Di Martina Sambucini. Basta uno sguardo. Proprio così; incredibile come dieci infiniti secondi di occhi indesiderati poggiati su di te siano sufficienti a farti sentire a disagio, violata. Non è un termine messo a caso, non è neppure un’esagerazione, è la sensazione che si prova quando in quegli occhi vedi tutte le intenzioni sbagliate di uno sconosciuto che in qualche modo si sta appropriando per alcuni istanti di un’idea così intima di te, che ti fa quasi sentire in colpa per averlo permesso. Cosa avrai mai fatto per fargli pensare ciò che ciò che la sua testa sta elaborando, e quanto può essere perverso e malato al punto da fartelo percepire senza bisogno di parlare.
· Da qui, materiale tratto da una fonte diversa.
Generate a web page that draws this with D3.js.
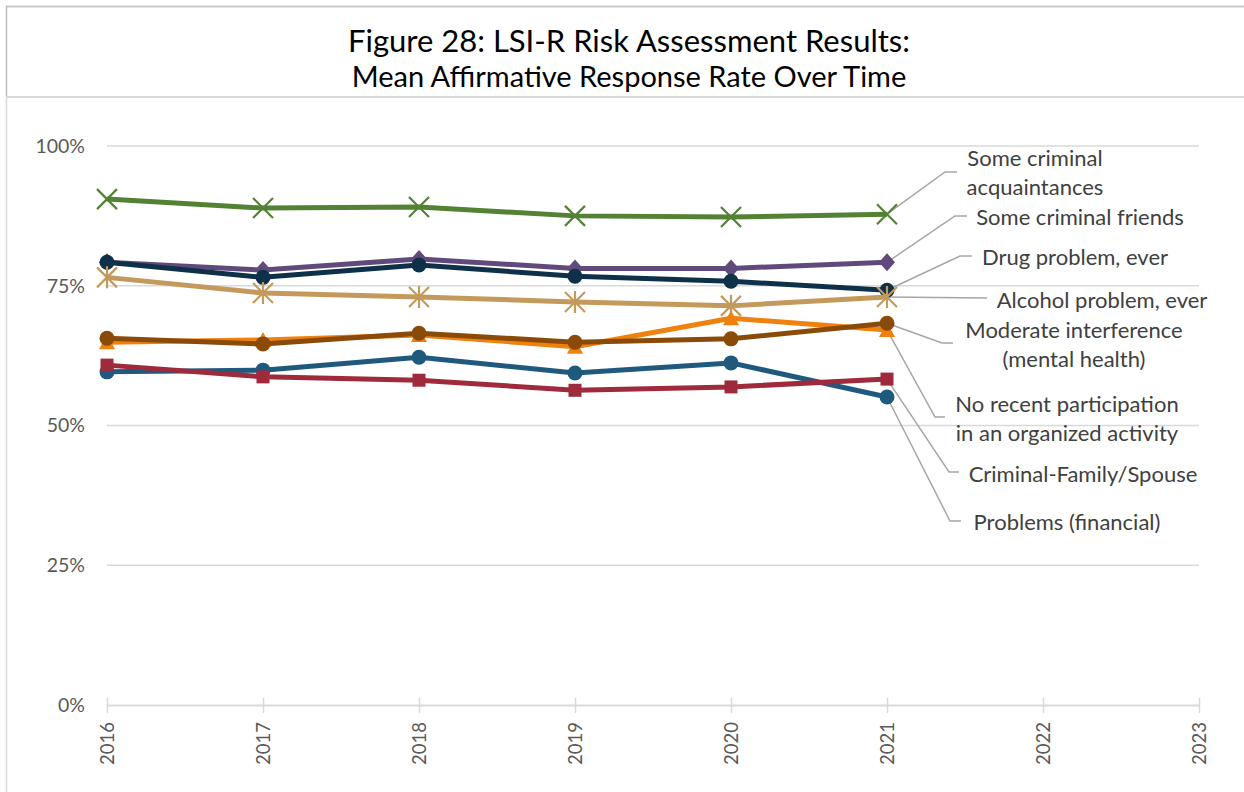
<!DOCTYPE html>
<html lang="en">
<head>
    <meta charset="UTF-8">
    <title>Figure 28: LSI-R Risk Assessment Results</title>
    <script src="https://cdn.jsdelivr.net/npm/d3@7"></script>
    <style>
        body {
            margin: 0;
            padding: 0;
            background: #fff;
            font-family: Lato, "Open Sans", sans-serif;
        }
    </style>
</head>
<body>
    <div id="chart"></div>

    <script>
        // data
        const years = [2016, 2017, 2018, 2019, 2020, 2021, 2022, 2023];
        const dataYears = [2016, 2017, 2018, 2019, 2020, 2021];
        const yTicks = [0, 25, 50, 75, 100];

        const acquaintances = [90.5, 88.9, 89.1, 87.5, 87.3, 87.8];
        const friends = [79.2, 77.8, 79.8, 78.1, 78.1, 79.2];
        const drug = [79.2, 76.5, 78.7, 76.7, 75.8, 74.2];
        const alcohol = [76.5, 73.7, 73.0, 72.1, 71.4, 73.0];
        const financial = [59.6, 59.9, 62.2, 59.4, 61.2, 55.1];
        const family = [60.8, 58.7, 58.1, 56.3, 56.9, 58.3];
        const organized = [64.9, 65.3, 66.2, 64.1, 69.2, 67.1];
        const mental = [65.6, 64.6, 66.5, 64.9, 65.5, 68.3];

        // drawing order: first drawn lies underneath
        const series = [
            { name: ["Some criminal", "acquaintances"], values: acquaintances, color: "#548235", marker: "x",
              lab: [1035, 158], elbow: [945, 172, 957] },
            { name: ["Some criminal friends"], values: friends, color: "#604A7B", marker: "diamond",
              lab: [1080, 217], elbow: [955, 216, 967] },
            { name: ["Drug problem, ever"], values: drug, color: "#0E3049", marker: "circle",
              lab: [1075, 257], elbow: [960, 256, 972] },
            { name: ["Alcohol problem, ever"], values: alcohol, color: "#C49A5C", marker: "star",
              lab: [1102, 300], elbow: [987, 298, 987] },
            { name: ["Problems (financial)"], values: financial, color: "#1F5A7E", marker: "circle",
              lab: [1067, 522], elbow: [950, 521, 961] },
            { name: ["Criminal-Family/Spouse"], values: family, color: "#9E2A3C", marker: "square",
              lab: [1083, 474], elbow: [949, 472, 959] },
            { name: ["No recent participation", "in an organized activity"], values: organized, color: "#F0810F", marker: "triangle",
              lab: [1067, 404], elbow: [935, 417, 945] },
            { name: ["Moderate interference", "(mental health)"], values: mental, color: "#8A4B08", marker: "circle",
              lab: [1074, 330], elbow: [942, 343, 953] }
        ];

        const width = 1244, height = 792;
        const svg = d3.select("#chart").append("svg")
            .attr("width", width)
            .attr("height", height);

        // frame
        svg.append("line").attr("x1", 6).attr("x2", width).attr("y1", 6.5).attr("y2", 6.5)
            .attr("stroke", "#C9C9C9").attr("stroke-width", 2);
        svg.append("line").attr("x1", 6.5).attr("x2", 6.5).attr("y1", 6).attr("y2", 97)
            .attr("stroke", "#BDBDBD").attr("stroke-width", 1.5);
        svg.append("line").attr("x1", 6.5).attr("x2", 6.5).attr("y1", 97).attr("y2", height)
            .attr("stroke", "#D9D9D9").attr("stroke-width", 1.5);
        svg.append("line").attr("x1", 6).attr("x2", width).attr("y1", 97).attr("y2", 97)
            .attr("stroke", "#D9D9D9").attr("stroke-width", 2);

        // title
        svg.append("text").attr("x", 629).attr("y", 52).attr("text-anchor", "middle")
            .attr("font-size", 31).attr("fill", "#000")
            .text("Figure 28: LSI-R Risk Assessment Results:");
        svg.append("text").attr("x", 629).attr("y", 87).attr("text-anchor", "middle")
            .attr("font-size", 29).attr("fill", "#000")
            .text("Mean Affirmative Response Rate Over Time");

        const x = d3.scaleLinear().domain([2016, 2023]).range([107, 1199]);
        const y = d3.scaleLinear().domain([0, 100]).range([705, 146]);

        // gridlines
        svg.append("g").selectAll("line")
            .data(yTicks.filter(d => d > 0))
            .join("line")
            .attr("x1", x(2016)).attr("x2", x(2023))
            .attr("y1", d => y(d)).attr("y2", d => y(d))
            .attr("stroke", "#D9D9D9").attr("stroke-width", 1.5);

        // y axis labels
        const yAxis = svg.append("g")
            .attr("transform", `translate(${x(2016)},0)`)
            .call(d3.axisLeft(y).tickValues(yTicks).tickFormat(d => d + "%").tickSize(0).tickPadding(22));
        yAxis.select(".domain").remove();
        yAxis.selectAll("text").attr("font-size", 19.5).attr("fill", "#595959")
            .attr("font-family", "Lato, sans-serif");

        // x axis
        const xAxis = svg.append("g")
            .attr("transform", `translate(0,${y(0)})`)
            .call(d3.axisBottom(x).tickValues(years).tickFormat(d3.format("d")).tickSize(8).tickSizeOuter(0));
        xAxis.select(".domain").attr("stroke", "#D9D9D9").attr("stroke-width", 2);
        xAxis.selectAll(".tick line").attr("stroke", "#D9D9D9").attr("stroke-width", 1.5).attr("y1", -7);
        xAxis.selectAll(".tick text")
            .attr("font-size", 18.5).attr("fill", "#595959")
            .attr("font-family", "Lato, sans-serif")
            .attr("transform", "rotate(-90)")
            .attr("text-anchor", "end")
            .attr("x", -17).attr("y", 0).attr("dy", "0.35em");

        // leader lines and labels
        const lastYear = dataYears[dataYears.length - 1];
        const labels = svg.append("g");
        series.forEach(s => {
            const px = x(lastYear), py = y(s.values[s.values.length - 1]);
            labels.append("polyline")
                .attr("points", `${px},${py} ${s.elbow[0]},${s.elbow[1]} ${s.elbow[2]},${s.elbow[1]}`)
                .attr("fill", "none").attr("stroke", "#A6A6A6").attr("stroke-width", 1.5);
            s.name.forEach((t, i) => {
                labels.append("text")
                    .attr("x", s.lab[0]).attr("y", s.lab[1] + i * 29)
                    .attr("dy", "0.35em")
                    .attr("text-anchor", "middle")
                    .attr("font-size", 22).attr("fill", "#404040")
                    .text(t);
            });
        });

        // series lines
        const line = d3.line()
            .x((d, i) => x(dataYears[i]))
            .y(d => y(d));

        series.forEach(s => {
            const g = svg.append("g");
            g.append("path")
                .datum(s.values)
                .attr("d", line)
                .attr("fill", "none")
                .attr("stroke", s.color)
                .attr("stroke-width", 5)
                .attr("stroke-linejoin", "round");

            const pts = g.selectAll("g.pt")
                .data(s.values)
                .join("g")
                .attr("transform", (d, i) => `translate(${x(dataYears[i])},${y(d)})`);

            if (s.marker === "circle") {
                pts.append("circle").attr("r", 7.5).attr("fill", s.color);
            } else if (s.marker === "square") {
                pts.append("rect").attr("x", -6.5).attr("y", -6.5).attr("width", 13).attr("height", 13)
                    .attr("fill", s.color);
            } else if (s.marker === "diamond") {
                pts.append("path").attr("d", "M0,-9L8,0L0,9L-8,0Z").attr("fill", s.color);
            } else if (s.marker === "triangle") {
                pts.append("path").attr("d", "M0,-8L8,7L-8,7Z").attr("fill", s.color);
            } else if (s.marker === "x" || s.marker === "star") {
                const r = 10;
                pts.append("path")
                    .attr("d", `M${-r},${-r}L${r},${r}M${-r},${r}L${r},${-r}` + (s.marker === "star" ? `M0,${-r - 1}L0,${r + 1}` : ""))
                    .attr("stroke", s.color).attr("stroke-width", 2.2).attr("fill", "none");
            }
        });
    </script>
</body>
</html>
Ecco, niente. Non hai fatto niente, non è colpa tua; sei stata attenta a tutto. Quando ti sei seduta sul treno difronte a lui hai allacciato anche il primo bottone della camicetta, ti sei accomodata chiudendo le gambe senza accavallarle, lo hai guardato senza sorridere. Non perché sapevi quali fossero le sue intenzioni, è un istinto di protezione. Ti fissa dritto negli occhi e ovunque, ed ecco che ti senti a disagio, che cerchi di non incrociare il suo sguardo, osservata da una lente d’ingrandimento che come una calamita non si stacca da te. Quegli sguardi parlano, ti disgustano, ti fanno sentire sporca e sbagliata. Intervenire? Sei troppo piccola, non sai cosa potrebbe accadere; meglio subire. Quel viaggio verso casa è stato un’agonia, finalmente scendi. Puoi respirare. Non è stata colpa tua eppure è successo, e anche se le sue mani non ti hanno toccata i suoi occhi ti sono rimasti addosso per giorni come se lo avessero fatto. Il giorno dopo hai preso lo stesso treno, avevi paura di incontralo, o di incontrare chi per lui ti avrebbe potuto far sentire nuovamente in quel modo. Non ti fidi, e la paura che possa riaccadere ti conduce a rifiutare e maliziare ogni genere di attenzione sconosciuta. Ogni giorno. Una storia banale direte, il tragitto fino a casa, in una giornata in cui venti minuti di corsa riflettono un meccanismo radicato nella vita di tutti i giorni. È difficile, soprattutto per le ragazze; 99%, secondo un recente studio, subisce una qualche forma di molestia, verbale o fisica, prima di raggiungere la maggiore età.
Gesti come questi vengono spesso minimizzati, rischiando di trasmettere un messaggio sbagliato: “stai esagerando”, “capita a tutte” e frasi simili che sminuiscono gli episodi vissuti e fanno sentire non capiti chi li subisce. Non se parla, sembra quasi esagerato farlo; ma a quante di voi è successo, e soprattutto, come vi siete sentite?
Anche questa è violenza, è mancanza di rispetto e noi stesse ci manchiamo di rispetto quando ci colpevolizziamo di qualcosa che non abbiamo richiesto, che non abbiamo cercato o indotto a fare.
Il rispetto. Ecco, basterebbe svegliarsi la mattina ed essere sicuri di averne sempre una buona dose con noi, soprattutto quando ci rapportiamo agli altri.
Non è la solita predica, non è una guerra a tutti gli uomini, è una storia, e se in questa storia vi rivedete, vi fa pensare o vi lascia dentro qualche sensazione, significa che non sempre siamo circondati da rispetto.